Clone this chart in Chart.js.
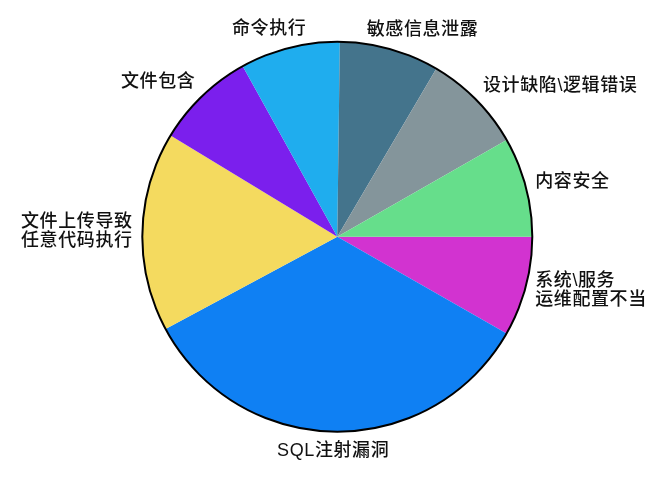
<!DOCTYPE html>
<html><head><meta charset="utf-8">
<script src="https://cdn.jsdelivr.net/npm/chart.js@4.4.0/dist/chart.umd.min.js"></script>
<style>html,body{margin:0;padding:0;background:#fff;}canvas{display:block;}</style>
</head><body>
<canvas id="c" width="650" height="483"></canvas>
<script>
// Categories in drawing order (clockwise starting at 3 o'clock)
const categories = ['系统\\服务\n运维配置不当', 'SQL注射漏洞', '文件上传导致\n任意代码执行', '文件包含', '命令执行', '敏感信息泄露', '设计缺陷\\逻辑错误', '内容安全'];
const values = [10, 41, 20, 10, 10, 10, 10, 10];
const sliceColors = ['#d233d0', '#0f80f3', '#f4da5f', '#7b1fed', '#1fadee', '#44748c', '#84959b', '#66de8b'];

const pieDecor = {
  id: 'pieDecor',
  afterDatasetsDraw(chart) {
    const meta = chart.getDatasetMeta(0);
    const ctx = chart.ctx;
    const a0 = meta.data[0];
    ctx.save();
    ctx.beginPath();
    ctx.arc(a0.x, a0.y, a0.outerRadius, 0, Math.PI * 2);
    ctx.lineWidth = 2;
    ctx.strokeStyle = '#000';
    ctx.stroke();

    ctx.fillStyle = '#111';
    ctx.font = '500 18px "Liberation Sans", "Noto Sans CJK SC", sans-serif';
    try { ctx.letterSpacing = '0.6px'; } catch (e) {}
    ctx.textBaseline = 'middle';
    ctx.textAlign = 'left';
    const lh = 19;
    meta.data.forEach((arc, i) => {
      const mid = (arc.startAngle + arc.endAngle) / 2;
      const c = Math.cos(mid), s = Math.sin(mid);
      const R = arc.outerRadius * 1.05;
      const ax = arc.x + R * c, ay = arc.y + R * s;
      const lines = String(chart.data.labels[i]).split('\n');
      const h = lines.length * lh;
      const t = 0.5 - 0.5 * Math.max(-1, Math.min(1, c / 0.5));
      const cy = ay + s * lh / (2 * lines.length);
      lines.forEach((l, j) => {
        const lw = ctx.measureText(l).width;
        ctx.fillText(l, ax - t * lw, cy - h / 2 + lh / 2 + j * lh);
      });
    });
    ctx.restore();
  }
};

new Chart(document.getElementById('c'), {
  type: 'pie',
  data: {
    labels: categories,
    datasets: [{
      data: values,
      backgroundColor: sliceColors,
      borderWidth: 0
    }]
  },
  options: {
    responsive: false,
    animation: false,
    rotation: 90,
    layout: { padding: { top: 41.7, bottom: 51.3, left: 24.6, right: 0 } },
    plugins: { legend: { display: false }, tooltip: { enabled: false } }
  },
  plugins: [pieDecor]
});
</script>
</body></html>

GIVEN INSTRUCTION>
Transcribe the full listing above exactly as it stands, minus the pictures.

THE ANSWER>
Clone this chart in Chart.js.
<!DOCTYPE html>
<html><head><meta charset="utf-8">
<script src="https://cdn.jsdelivr.net/npm/chart.js@4.4.0/dist/chart.umd.min.js"></script>
<style>html,body{margin:0;padding:0;background:#fff;}canvas{display:block;}</style>
</head><body>
<canvas id="c" width="650" height="483"></canvas>
<script>
// Categories in drawing order (clockwise starting at 3 o'clock)
const categories = ['系统\\服务\n运维配置不当', 'SQL注射漏洞', '文件上传导致\n任意代码执行', '文件包含', '命令执行', '敏感信息泄露', '设计缺陷\\逻辑错误', '内容安全'];
const values = [10, 41, 20, 10, 10, 10, 10, 10];
const sliceColors = ['#d233d0', '#0f80f3', '#f4da5f', '#7b1fed', '#1fadee', '#44748c', '#84959b', '#66de8b'];

const pieDecor = {
  id: 'pieDecor',
  afterDatasetsDraw(chart) {
    const meta = chart.getDatasetMeta(0);
    const ctx = chart.ctx;
    const a0 = meta.data[0];
    ctx.save();
    ctx.beginPath();
    ctx.arc(a0.x, a0.y, a0.outerRadius, 0, Math.PI * 2);
    ctx.lineWidth = 2;
    ctx.strokeStyle = '#000';
    ctx.stroke();

    ctx.fillStyle = '#111';
    ctx.font = '500 18px "Liberation Sans", "Noto Sans CJK SC", sans-serif';
    try { ctx.letterSpacing = '0.6px'; } catch (e) {}
    ctx.textBaseline = 'middle';
    ctx.textAlign = 'left';
    const lh = 19;
    meta.data.forEach((arc, i) => {
      const mid = (arc.startAngle + arc.endAngle) / 2;
      const c = Math.cos(mid), s = Math.sin(mid);
      const R = arc.outerRadius * 1.05;
      const ax = arc.x + R * c, ay = arc.y + R * s;
      const lines = String(chart.data.labels[i]).split('\n');
      const h = lines.length * lh;
      const t = 0.5 - 0.5 * Math.max(-1, Math.min(1, c / 0.5));
      const cy = ay + s * lh / (2 * lines.length);
      lines.forEach((l, j) => {
        const lw = ctx.measureText(l).width;
        ctx.fillText(l, ax - t * lw, cy - h / 2 + lh / 2 + j * lh);
      });
    });
    ctx.restore();
  }
};

new Chart(document.getElementById('c'), {
  type: 'pie',
  data: {
    labels: categories,
    datasets: [{
      data: values,
      backgroundColor: sliceColors,
      borderWidth: 0
    }]
  },
  options: {
    responsive: false,
    animation: false,
    rotation: 90,
    layout: { padding: { top: 41.7, bottom: 51.3, left: 24.6, right: 0 } },
    plugins: { legend: { display: false }, tooltip: { enabled: false } }
  },
  plugins: [pieDecor]
});
</script>
</body></html>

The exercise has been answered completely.